[Begin]
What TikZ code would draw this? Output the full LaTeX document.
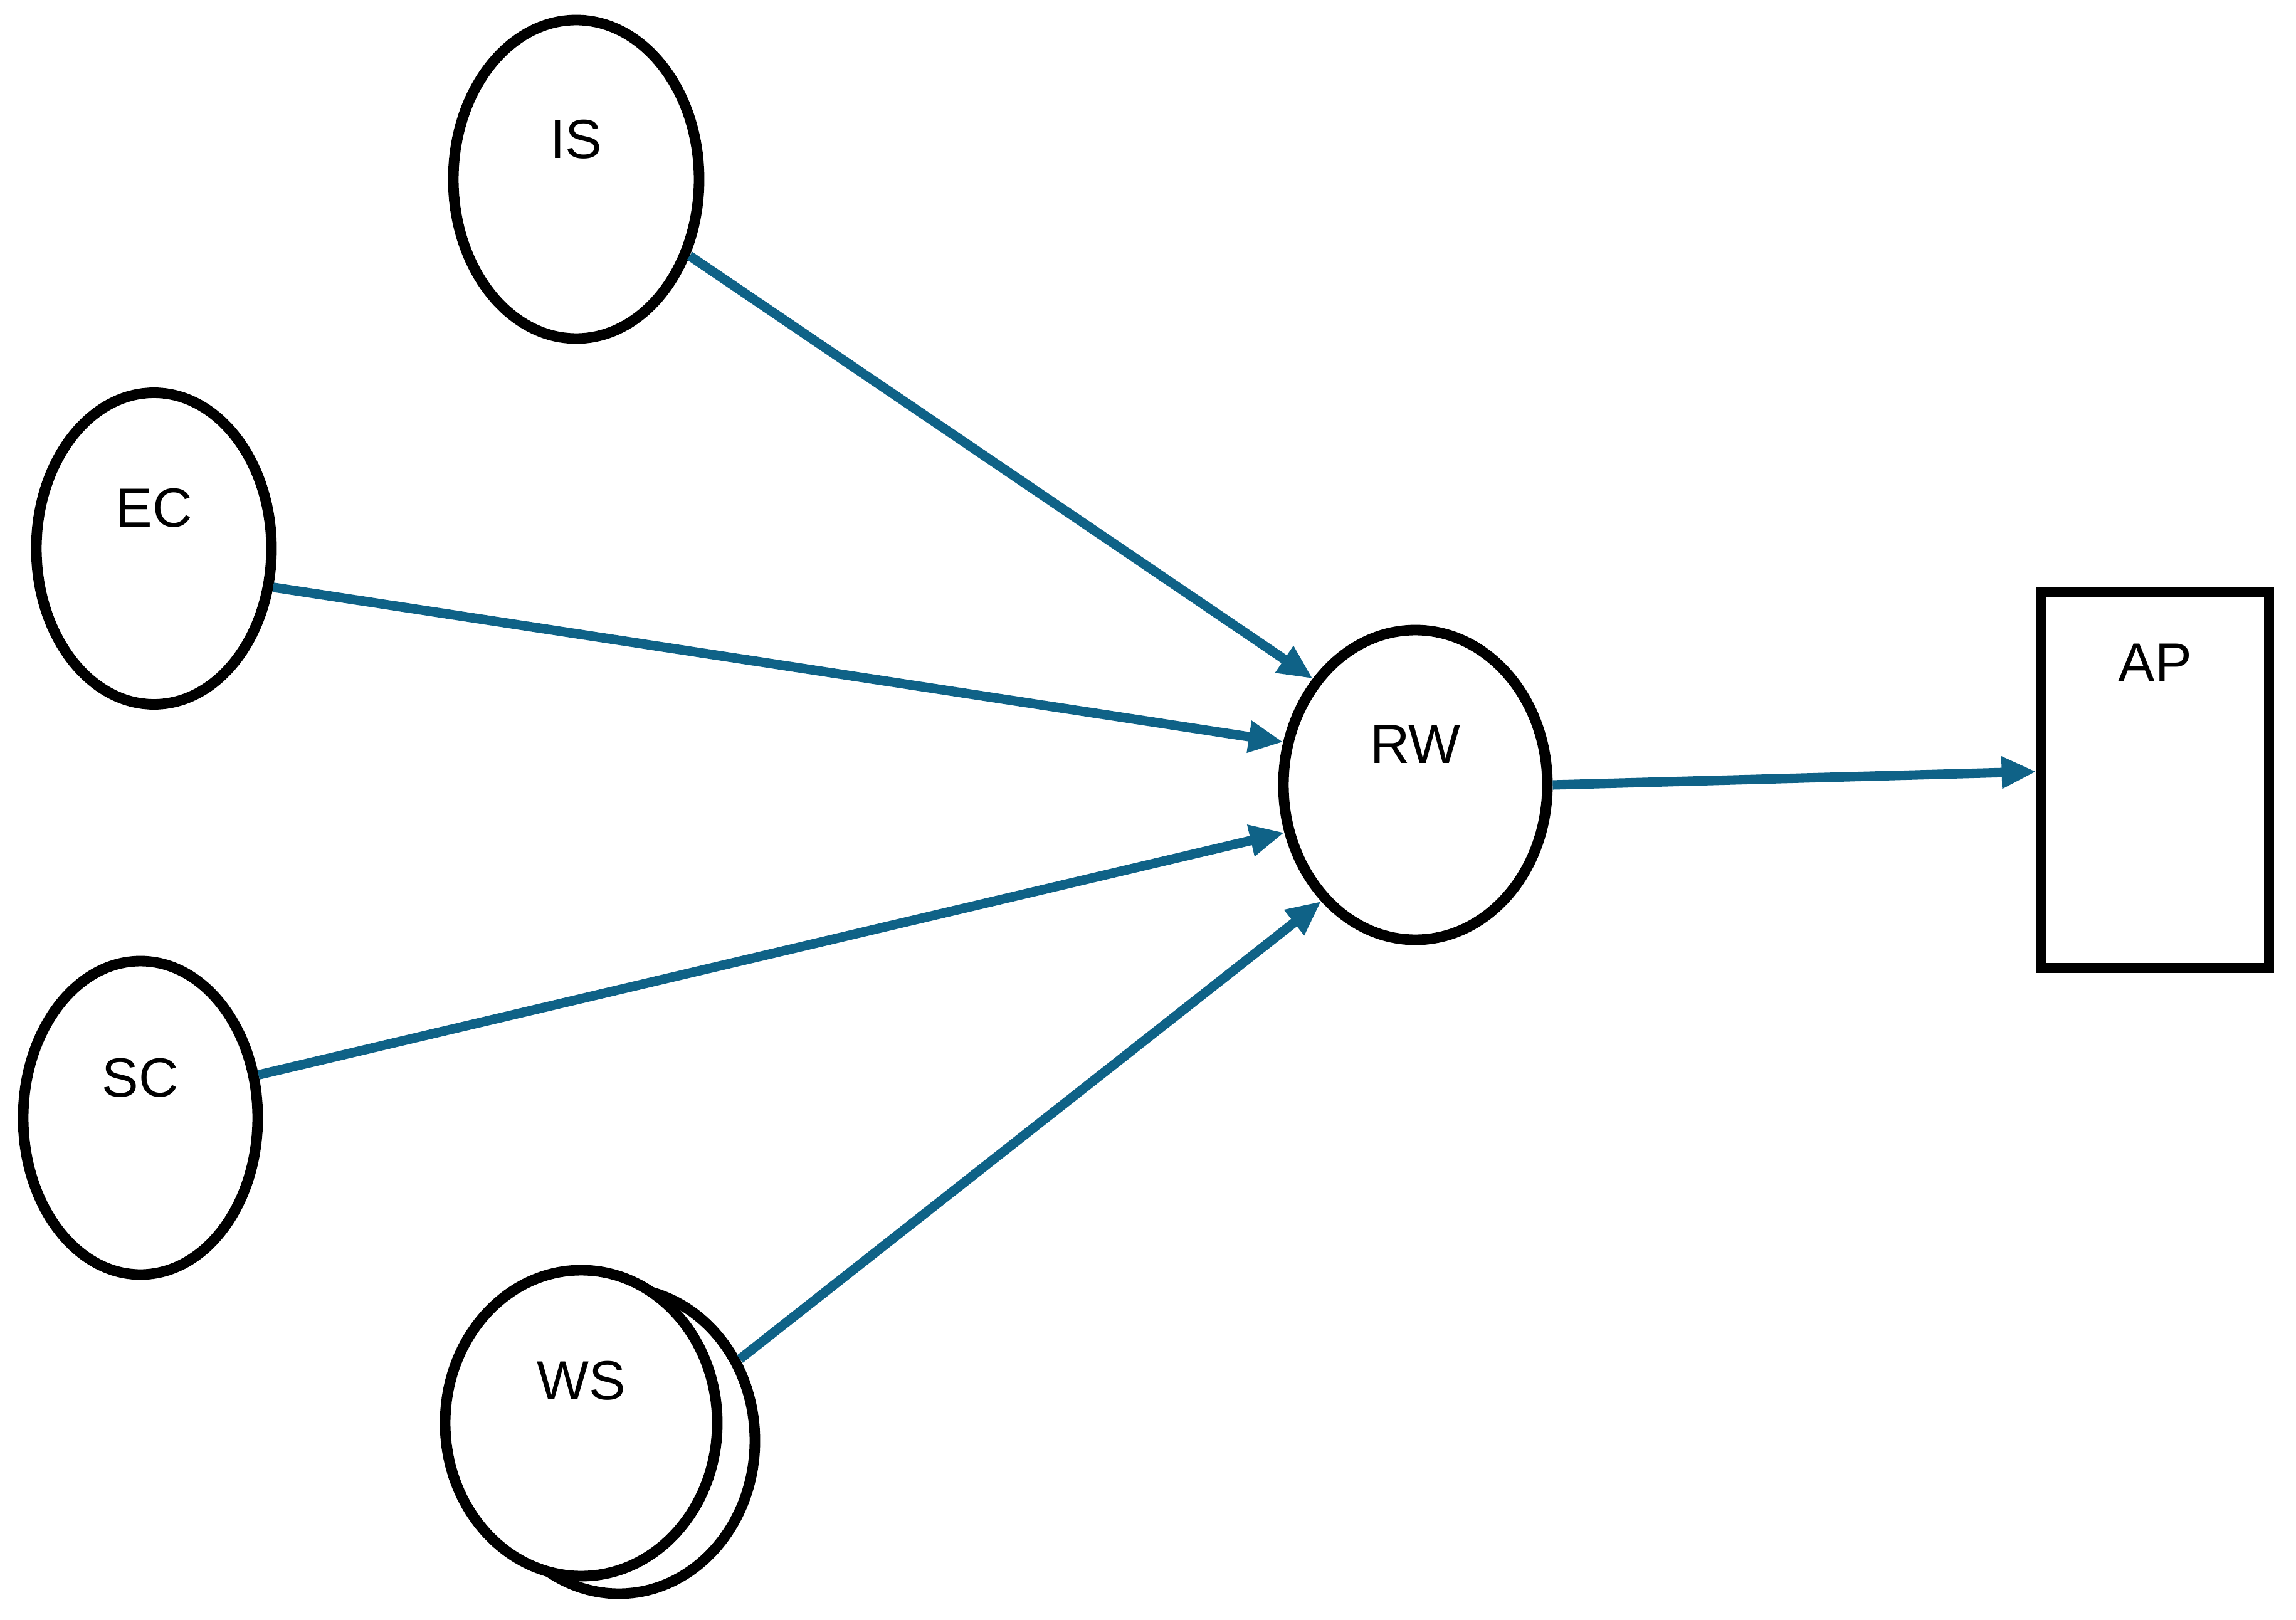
\documentclass[tikz,border=0pt]{standalone}
\usepackage{fontspec}
\setmainfont{Liberation Sans}
\usepackage{xcolor}
\usetikzlibrary{positioning,arrows.meta,shapes.geometric}

\definecolor{linkblue}{HTML}{0F6287}

\begin{document}
\begin{tikzpicture}[
  oval/.style={draw, ellipse, line width=4.8pt, fill=white, inner sep=0pt},
  boxnode/.style={draw, rectangle, line width=4.8pt, fill=white, inner sep=0pt},
  lbl/.style={font=\fontsize{25}{30}\selectfont, inner sep=0pt},
  link/.style={draw=linkblue, line width=4.3pt, -{Triangle[length=0.55cm,width=0.48cm]}, fill=linkblue}
]
\useasboundingbox (0,0) rectangle (36.62,-25.84);

% Sources
\node[oval, minimum width=3.92cm, minimum height=5.08cm] (is) at (9.19,-2.86) {};
\node[lbl] (is-t) at ([yshift=0.64cm]is.center) {IS};

\node[oval, minimum width=3.75cm, minimum height=4.97cm] (ec) at (2.455,-8.75) {};
\node[lbl] (ec-t) at ([yshift=0.65cm]ec.center) {EC};

\node[oval, minimum width=3.74cm, minimum height=5.00cm] (sc) at (2.24,-17.83) {};
\node[lbl] (sc-t) at ([yshift=0.64cm]sc.center) {SC};

\node[oval, minimum width=4.34cm, minimum height=4.88cm] (ws-back) at (9.87,-22.98) {};
\node[oval, minimum width=4.34cm, minimum height=4.88cm] (ws) at (9.27,-22.70) {};
\node[lbl] (ws-t) at ([yshift=0.68cm]ws.center) {WS};

% Hub and target
\node[oval, minimum width=4.21cm, minimum height=4.94cm] (rw) at (22.575,-12.52) {};
\node[lbl] (rw-t) at ([yshift=0.65cm]rw.center) {RW};

\node[boxnode, minimum width=3.63cm, minimum height=6.00cm] (ap) at (34.375,-12.44) {};
\node[lbl] (ap-t) at ([yshift=1.87cm]ap.center) {AP};

% Links
\draw[link] (is.-34) -- (rw.134);
\draw[link] (ec.-18.7) -- (rw.162.3);
\draw[link] (sc.20.7) -- (rw.200);
\draw[link] (ws-back.34.8) -- (rw.231.7);
\draw[link] (rw.east) -- (ap.176);

\end{tikzpicture}
\end{document}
[End]
Could the lines from the top of the material through the line with "(sc-t) at ([yshift=0.64cm]sc.center)" be repeated exactly, pictures left out?

_ANSWER BELOW_
What TikZ code would draw this? Output the full LaTeX document.
\documentclass[tikz,border=0pt]{standalone}
\usepackage{fontspec}
\setmainfont{Liberation Sans}
\usepackage{xcolor}
\usetikzlibrary{positioning,arrows.meta,shapes.geometric}

\definecolor{linkblue}{HTML}{0F6287}

\begin{document}
\begin{tikzpicture}[
  oval/.style={draw, ellipse, line width=4.8pt, fill=white, inner sep=0pt},
  boxnode/.style={draw, rectangle, line width=4.8pt, fill=white, inner sep=0pt},
  lbl/.style={font=\fontsize{25}{30}\selectfont, inner sep=0pt},
  link/.style={draw=linkblue, line width=4.3pt, -{Triangle[length=0.55cm,width=0.48cm]}, fill=linkblue}
]
\useasboundingbox (0,0) rectangle (36.62,-25.84);

% Sources
\node[oval, minimum width=3.92cm, minimum height=5.08cm] (is) at (9.19,-2.86) {};
\node[lbl] (is-t) at ([yshift=0.64cm]is.center) {IS};

\node[oval, minimum width=3.75cm, minimum height=4.97cm] (ec) at (2.455,-8.75) {};
\node[lbl] (ec-t) at ([yshift=0.65cm]ec.center) {EC};

\node[oval, minimum width=3.74cm, minimum height=5.00cm] (sc) at (2.24,-17.83) {};
\node[lbl] (sc-t) at ([yshift=0.64cm]sc.center) {SC};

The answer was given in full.